The two key ways to help our children with their eating is to teach them the basics and the connections between nature, what we eat and our health. The other key is to lead by and set a good example.

Thursday, November 5, 2009

A giraffe in a plane

It is amazing how new learning’s come at the most unexpected times. Last Saturday I had a new lesson in relaxation, pillar 6 of DIY Health, at the local markets. Now Saturday can be fairly busy in our house.

There are two and sometimes three sports and most weeks it is the day for food shopping (unfortunately in Perth we are very restricted in when we can go shopping), as there is no time during the week.

Anyway we were due to start at 9am with basketball for my son. We arrived a bit before 9 and by the designated start time there were only three of our team and none of the other team and no referee.

This seemed odd. At five past I felt it was time to ask the question at the reception desk. Apparently the other team had forfeited at the last moment and the rest of our team who had arrived two minutes before us had been “headed off at the pass” and had gone off for a refreshment.

There are two choices one has in this situation. One is to get stressed, the other is to accept what is and move on to the next thing. We chose the latter.By late morning it was time for the weekly food run. We go to the local supermarket for non-perishables and to the local markets for fruit and veggies, bread and produce from the continental grocer. Now the markets are not flash (as my daughter reminds me) but the produce is good, fresh and actually cheaper than in the supermarkets.

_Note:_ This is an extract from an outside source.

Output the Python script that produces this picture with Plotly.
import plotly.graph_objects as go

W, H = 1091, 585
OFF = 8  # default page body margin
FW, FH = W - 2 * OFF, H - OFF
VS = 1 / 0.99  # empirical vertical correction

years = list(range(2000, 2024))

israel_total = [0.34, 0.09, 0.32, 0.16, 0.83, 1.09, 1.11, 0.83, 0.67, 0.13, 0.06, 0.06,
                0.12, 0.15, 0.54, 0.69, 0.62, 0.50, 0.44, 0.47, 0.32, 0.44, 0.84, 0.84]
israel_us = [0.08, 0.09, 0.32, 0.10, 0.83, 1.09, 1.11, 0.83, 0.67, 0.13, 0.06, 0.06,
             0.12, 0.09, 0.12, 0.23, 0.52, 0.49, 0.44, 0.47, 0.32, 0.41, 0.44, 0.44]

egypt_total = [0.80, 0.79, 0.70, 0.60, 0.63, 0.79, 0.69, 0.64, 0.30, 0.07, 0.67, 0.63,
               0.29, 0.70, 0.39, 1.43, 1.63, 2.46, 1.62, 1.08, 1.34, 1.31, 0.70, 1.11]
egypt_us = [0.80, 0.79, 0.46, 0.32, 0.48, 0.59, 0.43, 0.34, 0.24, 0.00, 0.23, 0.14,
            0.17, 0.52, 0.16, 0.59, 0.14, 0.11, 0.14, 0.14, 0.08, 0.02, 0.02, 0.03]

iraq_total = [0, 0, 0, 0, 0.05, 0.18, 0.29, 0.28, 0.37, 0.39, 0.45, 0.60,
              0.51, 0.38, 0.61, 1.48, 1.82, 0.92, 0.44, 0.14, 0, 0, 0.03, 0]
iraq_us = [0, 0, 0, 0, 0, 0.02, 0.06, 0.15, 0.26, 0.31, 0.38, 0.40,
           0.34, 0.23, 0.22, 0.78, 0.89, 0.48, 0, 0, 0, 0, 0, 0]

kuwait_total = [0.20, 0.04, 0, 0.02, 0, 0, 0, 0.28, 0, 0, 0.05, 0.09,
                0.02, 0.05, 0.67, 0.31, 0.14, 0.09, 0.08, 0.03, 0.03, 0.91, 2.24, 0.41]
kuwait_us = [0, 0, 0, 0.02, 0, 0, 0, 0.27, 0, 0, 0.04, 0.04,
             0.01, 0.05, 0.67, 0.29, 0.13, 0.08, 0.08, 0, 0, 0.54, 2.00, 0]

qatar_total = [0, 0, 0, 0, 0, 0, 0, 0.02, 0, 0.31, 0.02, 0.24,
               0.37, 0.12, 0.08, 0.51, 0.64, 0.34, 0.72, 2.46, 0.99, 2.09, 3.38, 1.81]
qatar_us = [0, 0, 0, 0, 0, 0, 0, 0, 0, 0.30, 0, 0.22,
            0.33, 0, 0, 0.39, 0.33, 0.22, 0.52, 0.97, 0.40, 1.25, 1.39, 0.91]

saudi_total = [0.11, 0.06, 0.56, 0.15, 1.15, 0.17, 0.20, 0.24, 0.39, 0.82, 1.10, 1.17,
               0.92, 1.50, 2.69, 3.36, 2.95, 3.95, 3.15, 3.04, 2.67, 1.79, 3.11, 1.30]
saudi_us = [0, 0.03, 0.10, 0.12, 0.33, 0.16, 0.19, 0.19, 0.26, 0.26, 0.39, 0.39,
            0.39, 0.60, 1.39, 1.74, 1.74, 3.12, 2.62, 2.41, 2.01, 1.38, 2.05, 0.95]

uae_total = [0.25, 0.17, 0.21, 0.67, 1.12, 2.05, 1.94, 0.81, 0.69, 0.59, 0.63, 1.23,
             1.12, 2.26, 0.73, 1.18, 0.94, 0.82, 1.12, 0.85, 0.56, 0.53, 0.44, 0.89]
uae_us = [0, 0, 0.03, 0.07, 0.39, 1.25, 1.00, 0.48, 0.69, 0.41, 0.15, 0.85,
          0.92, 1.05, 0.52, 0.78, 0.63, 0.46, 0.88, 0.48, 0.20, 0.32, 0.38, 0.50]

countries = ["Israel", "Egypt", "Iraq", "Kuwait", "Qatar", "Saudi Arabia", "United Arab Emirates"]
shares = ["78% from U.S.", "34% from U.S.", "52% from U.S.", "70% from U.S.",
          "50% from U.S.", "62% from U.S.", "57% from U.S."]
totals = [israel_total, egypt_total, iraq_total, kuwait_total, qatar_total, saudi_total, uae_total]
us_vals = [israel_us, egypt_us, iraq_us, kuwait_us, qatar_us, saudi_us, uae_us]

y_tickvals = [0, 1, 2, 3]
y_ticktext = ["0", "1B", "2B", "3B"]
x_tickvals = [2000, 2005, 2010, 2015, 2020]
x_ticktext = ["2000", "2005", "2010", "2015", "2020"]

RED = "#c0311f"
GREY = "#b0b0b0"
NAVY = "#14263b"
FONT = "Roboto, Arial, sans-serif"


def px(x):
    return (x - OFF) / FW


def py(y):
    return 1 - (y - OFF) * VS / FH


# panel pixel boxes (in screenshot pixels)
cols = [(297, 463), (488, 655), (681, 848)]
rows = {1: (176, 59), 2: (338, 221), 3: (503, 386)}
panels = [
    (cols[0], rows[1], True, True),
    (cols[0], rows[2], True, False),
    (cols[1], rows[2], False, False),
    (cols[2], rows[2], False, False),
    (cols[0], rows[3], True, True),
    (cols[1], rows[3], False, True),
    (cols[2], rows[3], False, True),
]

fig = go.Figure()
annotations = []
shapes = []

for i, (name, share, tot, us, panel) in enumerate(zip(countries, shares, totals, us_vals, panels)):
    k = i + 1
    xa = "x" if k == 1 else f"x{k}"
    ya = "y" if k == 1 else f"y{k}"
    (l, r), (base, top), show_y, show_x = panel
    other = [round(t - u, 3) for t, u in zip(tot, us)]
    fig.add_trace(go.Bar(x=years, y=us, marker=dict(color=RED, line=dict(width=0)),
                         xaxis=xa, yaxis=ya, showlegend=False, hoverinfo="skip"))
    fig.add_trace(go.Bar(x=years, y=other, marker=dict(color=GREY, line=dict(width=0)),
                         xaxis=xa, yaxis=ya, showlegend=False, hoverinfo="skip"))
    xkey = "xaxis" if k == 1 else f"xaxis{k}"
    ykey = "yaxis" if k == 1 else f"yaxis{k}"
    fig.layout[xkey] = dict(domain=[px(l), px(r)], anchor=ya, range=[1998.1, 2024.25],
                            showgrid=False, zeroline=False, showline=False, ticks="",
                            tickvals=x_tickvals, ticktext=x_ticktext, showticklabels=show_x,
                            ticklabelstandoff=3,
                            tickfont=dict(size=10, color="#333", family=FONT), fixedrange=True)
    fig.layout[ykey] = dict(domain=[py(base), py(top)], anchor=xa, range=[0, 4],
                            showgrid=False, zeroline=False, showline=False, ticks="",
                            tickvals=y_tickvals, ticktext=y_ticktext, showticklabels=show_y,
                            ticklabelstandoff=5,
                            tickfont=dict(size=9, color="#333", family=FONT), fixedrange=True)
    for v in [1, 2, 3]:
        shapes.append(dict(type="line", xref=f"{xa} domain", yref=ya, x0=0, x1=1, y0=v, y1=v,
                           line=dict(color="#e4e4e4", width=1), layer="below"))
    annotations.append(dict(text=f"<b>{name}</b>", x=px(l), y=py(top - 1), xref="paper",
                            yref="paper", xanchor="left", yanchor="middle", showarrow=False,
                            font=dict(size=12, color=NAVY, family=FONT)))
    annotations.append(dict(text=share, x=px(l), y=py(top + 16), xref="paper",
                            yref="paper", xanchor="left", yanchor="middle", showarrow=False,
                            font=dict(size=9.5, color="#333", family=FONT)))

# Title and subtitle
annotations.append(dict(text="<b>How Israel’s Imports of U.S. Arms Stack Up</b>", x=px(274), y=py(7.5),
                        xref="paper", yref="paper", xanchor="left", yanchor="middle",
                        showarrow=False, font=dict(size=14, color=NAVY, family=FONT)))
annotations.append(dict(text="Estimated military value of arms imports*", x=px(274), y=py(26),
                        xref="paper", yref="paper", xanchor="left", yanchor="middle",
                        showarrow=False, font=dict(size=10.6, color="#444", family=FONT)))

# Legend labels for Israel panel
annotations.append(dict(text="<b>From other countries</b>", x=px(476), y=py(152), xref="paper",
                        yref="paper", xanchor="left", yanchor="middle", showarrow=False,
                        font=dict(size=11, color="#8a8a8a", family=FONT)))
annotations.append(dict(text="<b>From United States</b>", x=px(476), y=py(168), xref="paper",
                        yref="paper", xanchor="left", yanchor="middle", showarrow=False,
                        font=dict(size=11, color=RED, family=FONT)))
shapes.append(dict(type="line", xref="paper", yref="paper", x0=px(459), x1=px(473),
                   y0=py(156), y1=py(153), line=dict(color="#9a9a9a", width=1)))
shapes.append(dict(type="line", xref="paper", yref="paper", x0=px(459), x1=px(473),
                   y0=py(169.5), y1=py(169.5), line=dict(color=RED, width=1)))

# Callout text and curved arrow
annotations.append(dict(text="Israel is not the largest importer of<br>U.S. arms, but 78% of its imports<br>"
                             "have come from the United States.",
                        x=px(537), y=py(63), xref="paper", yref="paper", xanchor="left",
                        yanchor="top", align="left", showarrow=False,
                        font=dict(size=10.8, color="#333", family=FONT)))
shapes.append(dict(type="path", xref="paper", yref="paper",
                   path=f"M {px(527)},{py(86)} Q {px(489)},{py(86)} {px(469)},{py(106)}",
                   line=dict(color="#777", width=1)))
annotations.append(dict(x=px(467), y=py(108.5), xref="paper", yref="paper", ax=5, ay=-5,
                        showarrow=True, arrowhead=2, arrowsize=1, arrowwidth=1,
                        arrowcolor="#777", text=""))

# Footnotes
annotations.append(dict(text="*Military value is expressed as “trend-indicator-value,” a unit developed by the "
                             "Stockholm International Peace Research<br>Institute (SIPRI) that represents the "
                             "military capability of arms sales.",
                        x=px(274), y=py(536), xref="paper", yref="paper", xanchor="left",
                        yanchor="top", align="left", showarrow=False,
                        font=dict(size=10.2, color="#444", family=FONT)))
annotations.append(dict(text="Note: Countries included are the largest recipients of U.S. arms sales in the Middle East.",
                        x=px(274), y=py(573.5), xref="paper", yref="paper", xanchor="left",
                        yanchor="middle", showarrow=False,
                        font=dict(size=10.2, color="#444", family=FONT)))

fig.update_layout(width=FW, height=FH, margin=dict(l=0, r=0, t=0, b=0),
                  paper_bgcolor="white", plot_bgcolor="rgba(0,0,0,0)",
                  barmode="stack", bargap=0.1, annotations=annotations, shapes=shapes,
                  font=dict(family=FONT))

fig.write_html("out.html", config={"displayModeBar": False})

Our last stop was to be the continental grocer as it was on the way back to the car. On the way we noticed the face painting for children was set up next to the grocer (it is usually at the other end) and you can guess what became the added stop.

Despite it being a busy lunchtime there were no takers for face painting. My daughter wanted a swan. One of the painters was trying to “sell” the idea of a painted giraffe in a plane. She had been practicing this but had no takers. “Dad “ she asked “would you like a small giraffe on a plane on your arm?” With a bit of encouragement I agreed.

On sitting down the painter said to me this is a good thing to relieve stress. This seemed an odd description of an adult having a picture painted on his arm. Then as I sat watching her paint, the penny dropped. I had been pretty much on the go all week and through Saturday. This was a chance to not only sit down but also watch an artist in action.

As the aviator giraffe formed on my forearm, I was relaxing as just watching her paint absorbed me and I stopped thinking about the other things that still needed to be done that day. It was also just “fun”. At what age did I become too old to have a fun painting on my arm? It was cute and colorful.

Watching a giraffe in a plane being painted on my arm had brought me into the present moment, allowed me to sit down and to be a kid for a while. I got up more relaxed than when I sat down. The opportunity to relax may present itself in unexpected ways. Be open to them and when they arise take the opportunity to do something that a serious adult would reject but a child would see as fun.